Both are Necessary for a Christ-Centered Life
We are not destined to be super-stretched between self-denial and self-care. Though we may step clumsily between those at times, Jesus offers us a balanced way for the next steps in our walk with God.
Jesus said, Whoever wants to be my disciple must deny themselves and take up their cross and follow me (Matthew 16:24). God desires our self-denial. We must put personal preferences and pride aside when the cause is greater than us. The cause of your Kingdom come, your will be done, on earth as it is in Heaven is greater than us (Matthew 6:10). It is a freeing gift to take up the posture of self-denial for the causes of the Kingdom.
However, in the same Gospel, Jesus extended grace when he said, come to me, all you who are weary and burdened, and I will give you rest (Matthew 11:28). God desires that we pay attention to weariness and burden-filled seasons. Jesus cares about a Spirit-led stewardship of our self-care. The Bible says that prioritizing the health of our minds, bodies, and souls is to be seen as a spiritual aspiration (1 Corinthians 6:19-20).
Denying self is a historic Christian calling, yet overflow is subdued from an empty cup. A tip toward one side of the self-denial and self-care spectrum leads to an emptiness of genuine offering; the other side of that spectrum leads to self-obsession and indulgence.
So where can we find balance?
Scripture’s Guidance
God’s Word is sufficient to help us. In it, we find a way to faithfully carry the callings of self-denial, invitations to rest, and aspirations to care for ourselves. In the three Scriptures referenced above, the common link is surrender.
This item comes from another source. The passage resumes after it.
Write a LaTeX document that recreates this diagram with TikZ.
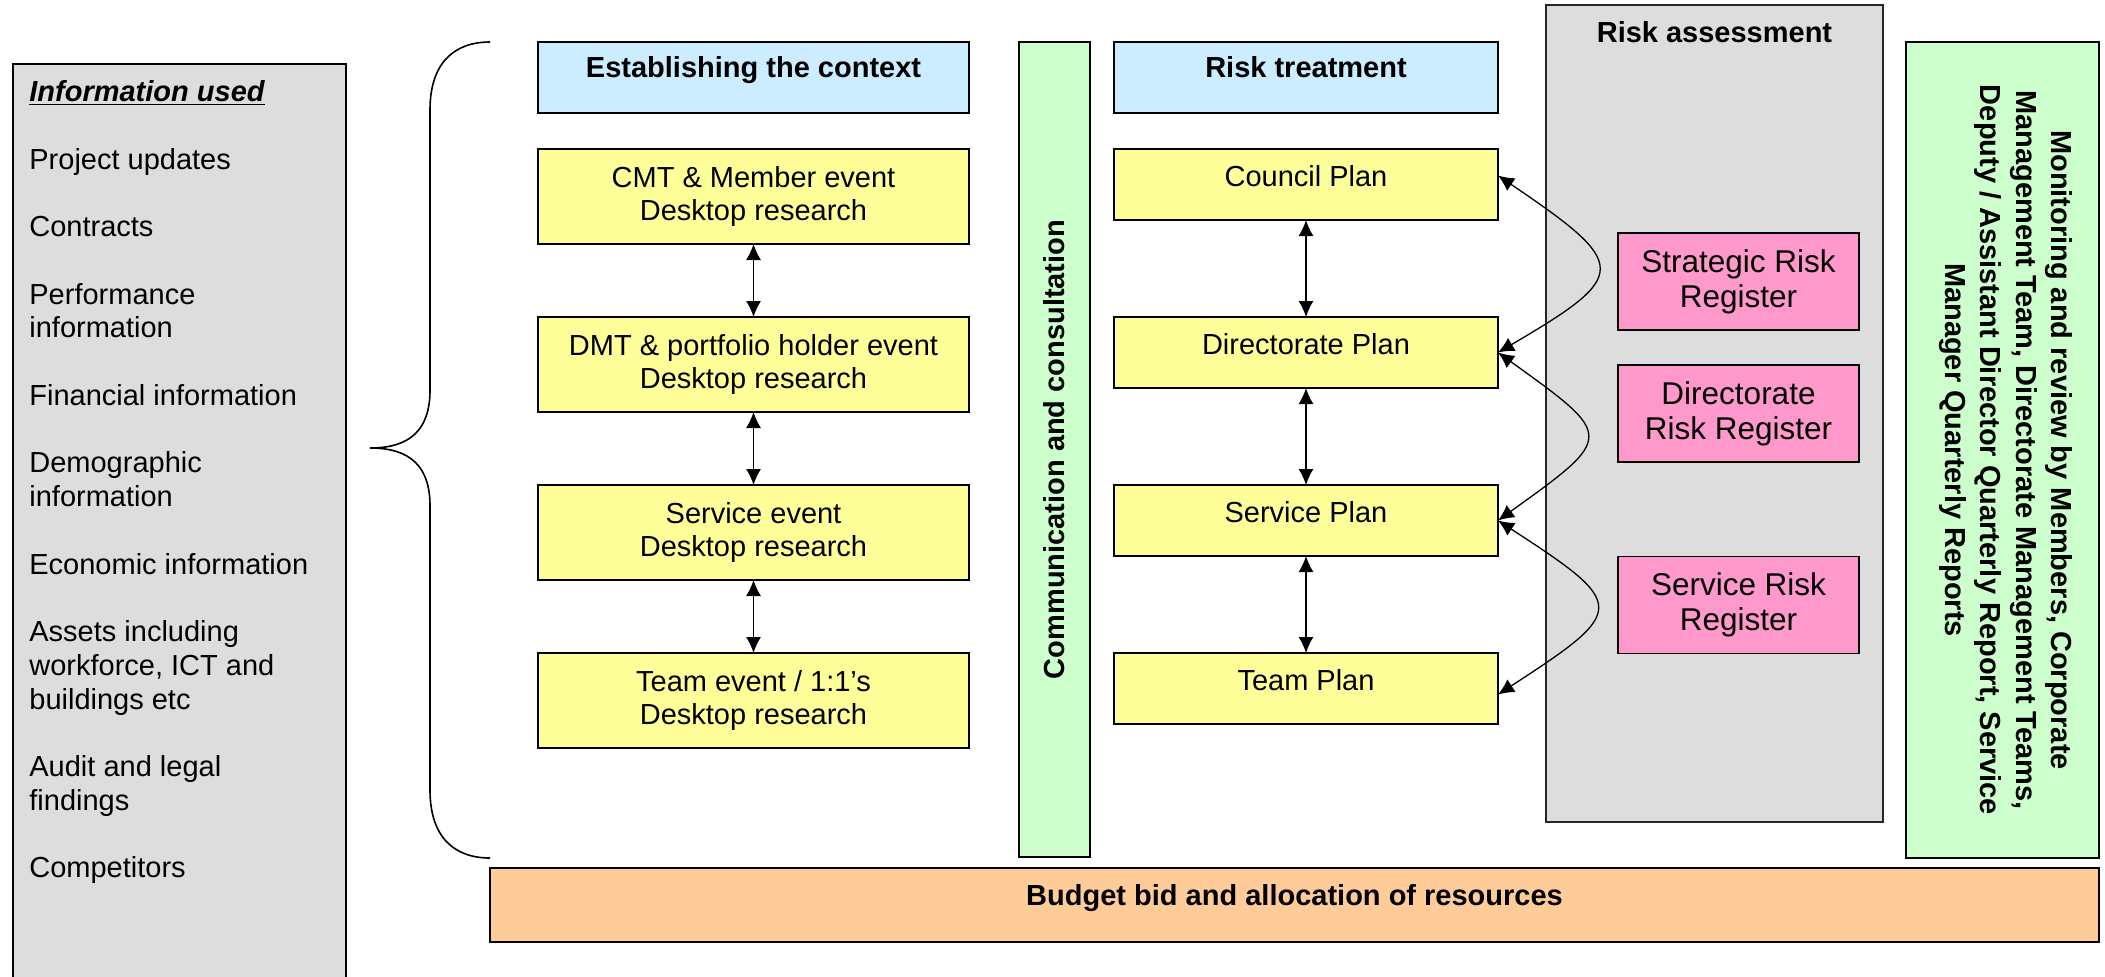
\documentclass[tikz,border=0pt]{standalone}
\usepackage{fontspec}
\setmainfont{Liberation Sans}
\usetikzlibrary{arrows.meta,calc}
\newdimen\pxu \pxu=0.5pt
\definecolor{cgrey}{RGB}{221,221,221}
\definecolor{cblue}{RGB}{204,236,255}
\definecolor{cyellow}{RGB}{255,255,153}
\definecolor{cgreen}{RGB}{204,255,204}
\definecolor{cpink}{RGB}{255,153,204}
\definecolor{corange}{RGB}{255,204,153}
\tikzset{
  basefont/.style={font=\fontsize{14.5}{16.875}\selectfont},
  boldfont/.style={font=\fontsize{14.5}{16.875}\selectfont\bfseries},
  box/.style={draw=black, line width=0.9pt, inner sep=0pt, outer sep=0pt, align=center, basefont},
  hdrbox/.style={box, fill=cblue, boldfont, text height=10pt, text depth=9.75pt, minimum height=71\pxu},
  evbox/.style={box, fill=cyellow, minimum width=431\pxu, minimum height=95\pxu},
  planbox/.style={box, fill=cyellow, minimum width=384\pxu, minimum height=71\pxu, text height=10pt, text depth=8.5pt},
  regbox/.style={box, fill=cpink, minimum width=241\pxu, minimum height=97\pxu, font=\fontsize{15.75}{17.5}\selectfont},
  itxt/.style={anchor=base west, inner sep=0pt, basefont},
  dbl/.style={{Latex[length=8pt,width=7.5pt]}-{Latex[length=8pt,width=7.5pt]}, line width=0.65pt},
}
\begin{document}
\begin{tikzpicture}[x=0.5pt,y=-0.5pt]
\useasboundingbox (0,0) rectangle (2105,976);

% information used
\node[box, fill=cgrey, minimum width=333\pxu, minimum height=926\pxu] (info) at (179.5,527) {};
\node[itxt] (info0) at (29,101.7) {\underline{\textbf{\textit{Information used}}}};
\foreach \k/\t [count=\n] in {2/{Project updates}, 4/{Contracts}, 6/{Performance}, 7/{information},
  9/{Financial information}, 11/{Demographic}, 12/{information}, 14/{Economic information},
  16/{Assets including}, 17/{workforce, ICT and}, 18/{buildings etc}, 20/{Audit and legal},
  21/{findings}, 23/{Competitors}}
  \node[itxt] (info\n) at (29,{101.7+33.75*\k}) {\t};

% brace
\draw[line width=0.8pt] (490,42) .. controls (455,42) and (430,62) .. (430,110) -- (430,390)
  .. controls (430,430) and (410,448) .. (370,448)
  .. controls (410,448) and (430,466) .. (430,506) -- (430,790)
  .. controls (430,838) and (455,858) .. (490,858);

% establishing the context
\node[hdrbox, minimum width=431\pxu] (estab) at (753.5,77.5) {Establishing the context};
\node[evbox] (cmt) at (753.5,196.5) {CMT \& Member event\\Desktop research};
\node[evbox] (dmt) at (753.5,364.5) {DMT \& portfolio holder event\\Desktop research};
\node[evbox] (sev) at (753.5,532.5) {Service event\\Desktop research};
\node[evbox] (tev) at (753.5,700.5) {Team event / 1:1’s\\Desktop research};
\draw[dbl] (cmt.south) -- (dmt.north);
\draw[dbl] (dmt.south) -- (sev.north);
\draw[dbl] (sev.south) -- (tev.north);

% communication
\node[box, fill=cgreen, boldfont, rotate=90, minimum width=815\pxu, minimum height=71\pxu] (comm) at (1054.5,449.5) {Communication and consultation};

% risk treatment
\node[hdrbox, minimum width=384\pxu] (treat) at (1306,77.5) {Risk treatment};
\node[planbox] (council) at (1306,184.5) {Council Plan};
\node[planbox] (direc) at (1306,352.5) {Directorate Plan};
\node[planbox] (splan) at (1306,520.5) {Service Plan};
\node[planbox] (tplan) at (1306,688.5) {Team Plan};
\draw[dbl] (council.south) -- (direc.north);
\draw[dbl] (direc.south) -- (splan.north);
\draw[dbl] (splan.south) -- (tplan.north);

% risk assessment
\node[box, fill=cgrey, draw=black!85, minimum width=337\pxu, minimum height=817\pxu] (riskA) at (1714.5,413.5) {};
\node[anchor=base, inner sep=0pt, boldfont] (riskT) at (1714.5,42) {Risk assessment};
\node[regbox] (srr) at (1738.5,281.5) {Strategic Risk\\Register};
\node[regbox] (drr) at (1738.5,413.5) {Directorate\\Risk Register};
\node[regbox] (svrr) at (1738.5,605) {Service Risk\\Register};

% curved links
\draw[dbl] ($(council.east)+(0,-9)$) .. controls (1630,265) and (1630,275) .. (direc.east);
\draw[dbl] (direc.east) .. controls (1615,436.5) and (1615,436.5) .. (splan.east);
\draw[dbl] (splan.east) .. controls (1628,605) and (1628,610) .. ($(tplan.east)+(0,6)$);

% monitoring
\node[box, fill=cgreen, minimum width=193\pxu, minimum height=816\pxu] (monitor) at (2002.5,450) {};
\node[inner sep=0pt, align=center, font=\fontsize{14.5}{17.75}\selectfont\bfseries, rotate=-90] (monitorT) at (2006,450)
  {Monitoring and review by Members, Corporate\\Management Team, Directorate Management Teams,\\Deputy / Assistant Director Quarterly Report, Service\\Manager Quarterly Reports};

% budget
\node[box, fill=corange, boldfont, text height=10pt, text depth=10pt, minimum width=1609\pxu, minimum height=74\pxu] (budget) at (1294.5,905) {Budget bid and allocation of resources};
\end{tikzpicture}
\end{document}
- Jesus helps us surrender to denying ourselves (Matt. 16:24)
- Jesus helps us surrender to rest (Matt. 11:28)
- Jesus helps us surrender to the spiritual aspiration of caring for ourselves (1 Cor. 6:19-20)
Let us look further in God’s Word to find greater understanding of this balance in the old (Mark 5:19) and in the new (Isaiah 43:18).
Surrender in the Old
In Mark 5, Jesus heals a demon-possessed man in the region of Gerasenes. As Jesus gets into a boat to continue to other places, the healed man begs Jesus to let him go with him. Jesus responds, saying, “Go home to your own people and tell them how much the Lord has done for you, and how he has had mercy on you,” (Mark 5:19).
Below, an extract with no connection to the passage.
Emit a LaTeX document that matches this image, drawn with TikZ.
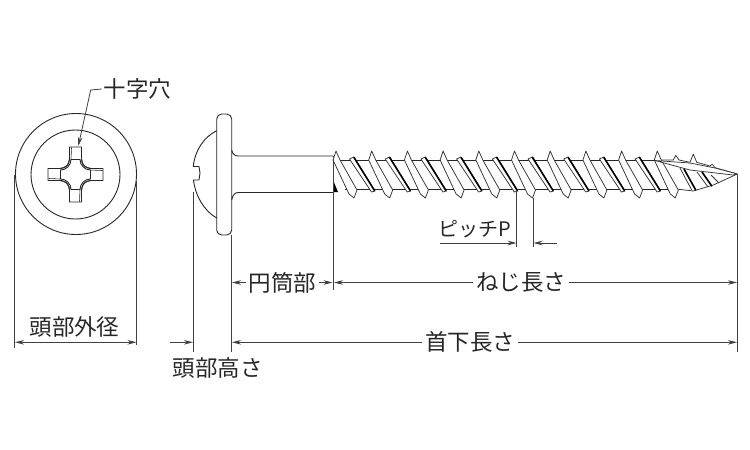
\documentclass[tikz,border=0pt]{standalone}
\usepackage{fontspec}
\setmainfont{Noto Sans CJK JP}
\usetikzlibrary{arrows.meta}

\begin{document}
\begin{tikzpicture}[x=1pt,y=-1pt,>={Stealth[length=9pt,width=4.5pt]},
    outl/.style={draw=black!85,line width=0.9pt,line join=round},
    dim/.style={draw=black!75,line width=0.8pt},
    lbl/.style={font=\fontsize{22.5}{22.5}\selectfont,text=black!85,inner sep=2pt},
    gaplbl/.style={lbl,fill=white,inner xsep=3pt},
    crest/.style={draw=black!80,line width=0.75pt,line join=round,fill=white},
    darkedge/.style={draw=black,line width=1.6pt,line cap=round}]

    \useasboundingbox (0,0) rectangle (750,450);

    % front view
    \node [outl,circle,minimum size=121pt,inner sep=0pt] (rim) at (76,174) {};
    \node [outl,circle,minimum size=89pt,inner sep=0pt] (face) at (75.5,174.5) {};
    \foreach \a in {0,90,180,270} {
      \begin{scope}[shift={(75.5,174.5)},rotate=\a]
        \draw [outl] (-15,-6.2) .. controls (-10,-6.3) and (-6.5,-9.5) .. (-6,-15) -- (-6,-27.5)
          -- (6,-27.5) -- (6,-15) .. controls (6.5,-9.5) and (10,-6.3) .. (15,-6.2);
        \draw [outl] (-4.5,-15) -- (4.5,-15) .. controls (4.5,-9.5) and (9,-4.5) .. (15,-4.5);
        \draw [outl,line width=0.6pt] (-4,-27) -- (-4.5,-15);
      \end{scope}
    }

    % side view, head and shank
    \draw [outl,fill=white,rounded corners=5pt] (216.7,114) rectangle (231.7,235);
    \draw [outl] (216.7,130.7) .. controls (204,137) and (195,150) .. (193.3,166.5)
      -- (199,166.5) -- (200,173) -- (199,180) -- (193.5,180)
      .. controls (195,195) and (204,211) .. (216.7,218);
    \draw [outl] (231.7,150) .. controls (232.5,154) and (234.5,156) .. (238.3,156) -- (333,156);
    \draw [outl] (231.7,200) .. controls (232.5,195.5) and (234.5,192.5) .. (238.3,192.5) -- (333,192.5);

    % tip, body first
    \draw [crest] (655,160) -- (673.3,160) -- (675.7,155.3) -- (679,160) -- (690,162.3) -- (693.3,154)
      -- (696.7,162.3) -- (710,166) -- (712.3,164.3) -- (715,167.7) -- (737.3,174)
      -- (713.3,185) -- (693.3,191) -- (676,189) -- (662,166) -- cycle;
    \draw [darkedge] (684,169) -- (695.7,190);
    \draw [crest] (680,168) -- (691.7,190);
    \draw [darkedge] (702,172) -- (711.7,186);
    \draw [crest] (697,172) -- (708,187);
    \draw [crest] (711,175) -- (719,183);

    % thread
    \draw [outl] (337,160) -- (658,160);
    \draw [outl] (345,189) -- (676,189);
    \fill [black] (333,180) -- (338,192) -- (333,192) -- cycle;
    \foreach \k in {0,...,8} {
      \begin{scope}[xshift=35.7*\k]
        \draw [crest] (349.5,159) -- (354,157) -- (375,191) -- (371.5,192) -- cycle;
        \draw [darkedge] (354,157.5) -- (374.5,190.5);
      \end{scope}
    }
    \foreach \k in {0,...,9} {
      \begin{scope}[xshift=35.7*\k]
        \draw [crest] (336,151) -- (333,160) -- (349,194) -- (354,198) -- (357,190) -- (340,160) -- cycle;
      \end{scope}
    }

    % flute of the tip
    \draw [crest] (655,160.5) -- (690,163) -- (715,168) -- (737.3,174) -- (733,175) -- (690,170) -- cycle;

    % extension lines
    \coordinate (e1a) at (14.5,175);    \coordinate (e1b) at (14.5,348);
    \coordinate (e2a) at (136.7,181);   \coordinate (e2b) at (136.7,345);
    \coordinate (e3a) at (193.5,192);   \coordinate (e3b) at (193.5,352);
    \coordinate (e4a) at (231.7,235);   \coordinate (e4b) at (231.7,352);
    \coordinate (e5a) at (333,156);     \coordinate (e5b) at (333,290);
    \coordinate (e6a) at (737.5,174);   \coordinate (e6b) at (737.5,352);
    \coordinate (e7a) at (516.7,190);   \coordinate (e7b) at (516.7,247);
    \coordinate (e8a) at (533.3,198);   \coordinate (e8b) at (533.3,247);
    \foreach \e in {1,...,8} {
      \draw [dim] (e\e a) -- (e\e b);
    }

    % dimensions
    \coordinate (od1) at (15,342.3);    \coordinate (od2) at (136.5,342.3);
    \coordinate (ha1) at (170,342.3);   \coordinate (ha2) at (193,342.3);
    \coordinate (ul1) at (232,342.3);   \coordinate (ul2) at (737,342.3);
    \coordinate (sl1) at (232,282.5);   \coordinate (sl2) at (332.5,282.5);
    \coordinate (tl1) at (334,282.5);   \coordinate (tl2) at (737,282.5);
    \coordinate (pt1) at (440,243);     \coordinate (pt2) at (516.5,243);
    \coordinate (pt3) at (557,243);     \coordinate (pt4) at (533.5,243);

    \node [lbl] (odl) at (74.5,326.5) {頭部外径};
    \node [lbl] (hal) at (217.5,368) {頭部高さ};
    \node [lbl,font=\fontsize{20}{20}\selectfont] (ptl) at (475,229) {ピッチP};
    \node [lbl] (cross) at (137.5,89) {十字穴};
    \coordinate (bend) at (90.7,90);
    \coordinate (cross tip) at (78.3,146);

    \draw [dim,<->] (od1) -- (od2);
    \draw [dim,->] (ha1) -- (ha2);
    \draw [dim,<->] (ul1) -- node [gaplbl,pos=0.472] (ull) {首下長さ} (ul2);
    \draw [dim,<->] (sl1) -- node [gaplbl] (sll) {円筒部} (sl2);
    \draw [dim,<->] (tl1) -- node [gaplbl,pos=0.465] (tll) {ねじ長さ} (tl2);
    \draw [dim,->] (pt1) -- (pt2);
    \draw [dim,->] (pt3) -- (pt4);
    \draw [dim,->] (cross.west) -- (bend) -- (cross tip);

\end{tikzpicture}
\end{document}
We often believe that novelty is required in self-care, that only drastic changes can promote self-care. Like the man from Gerasenes, it’s easy to conclude Jesus’s plans for us will lead to new people and places.
Instead, Jesus calls the man to surrender to being new while attending to the same life. The man is then postured to be more open to exist in new ways in the same place. In surrender like this, the balance between self-denial and self-care is available.
Surrender in the New
As we surrender our desire for novelty, we could accidentally forget that God indeed does new things. To assume God would never call us into a new thing would be an incomplete conclusion. A verse from Isaiah helps us keep a better balance:
Forget the former things; do not dwell on the past. (Isaiah 43:18)
Here, Isaiah was not telling the people to forget how God made a way for them before. He was asking them to stop clinging to that exact way of God’s leading. In essence, Isaiah was saying, “God is still the way maker, just not in the way you think it will happen. Do not cling to the past, demanding God act the exact way again.” Isaiah was helping God’s people open their hands to the new thing God was doing.
Releasing the past is difficult. Most of us would rather avoid change and the hard work that comes with it. New learning and new approaches are all hard to experience; it makes sense that we avoid challenging experiences. Yet, God may have a new way in mind. Your church building, programs, or models of the past may not be the new way the Spirit is shaping ministry at this time.
Christ offers the gift of rest as we loosen our grip on the past. This may involve grieving the past, releasing it, and welcoming something new. This takes self-denial. It is not easy to evaluate how tightly we are clinging to the former things. At the same time, this is self-care 101. Extending ourselves to hold up the past puts us on a doomed course. The stream in the wilderness (see Isaiah 43:19) brings new experiences of God’s goodness and faithfulness in our time. We can be thankful for former things, let go of them, and let them drift down the stream in the wilderness while God sends us something new.
Sabbath Surrender
So how do we practice this Spirit-led posture of surrender? In what ways can we strike a balance between self-care and self-denial, as seen in places like Mark 5:19 and Isaiah 43:18? I posit that we don’t need to look any further than the historic Christian practice of Sabbath. Sabbath is inherently all three:
- It takes self-denial to put your to-do list and agenda on hold.
- It takes self-care to pause long enough to find rest and refreshment.
- It takes surrender to give the day to God.
Sabbath is a gift to humanity. Jesus said, “The Sabbath was made for man, not man for the Sabbath,” (Mark 2:27). No longer stretched, let us sink into a practice of Sabbath, rest in God’s gifts, and surrender to being formed by God.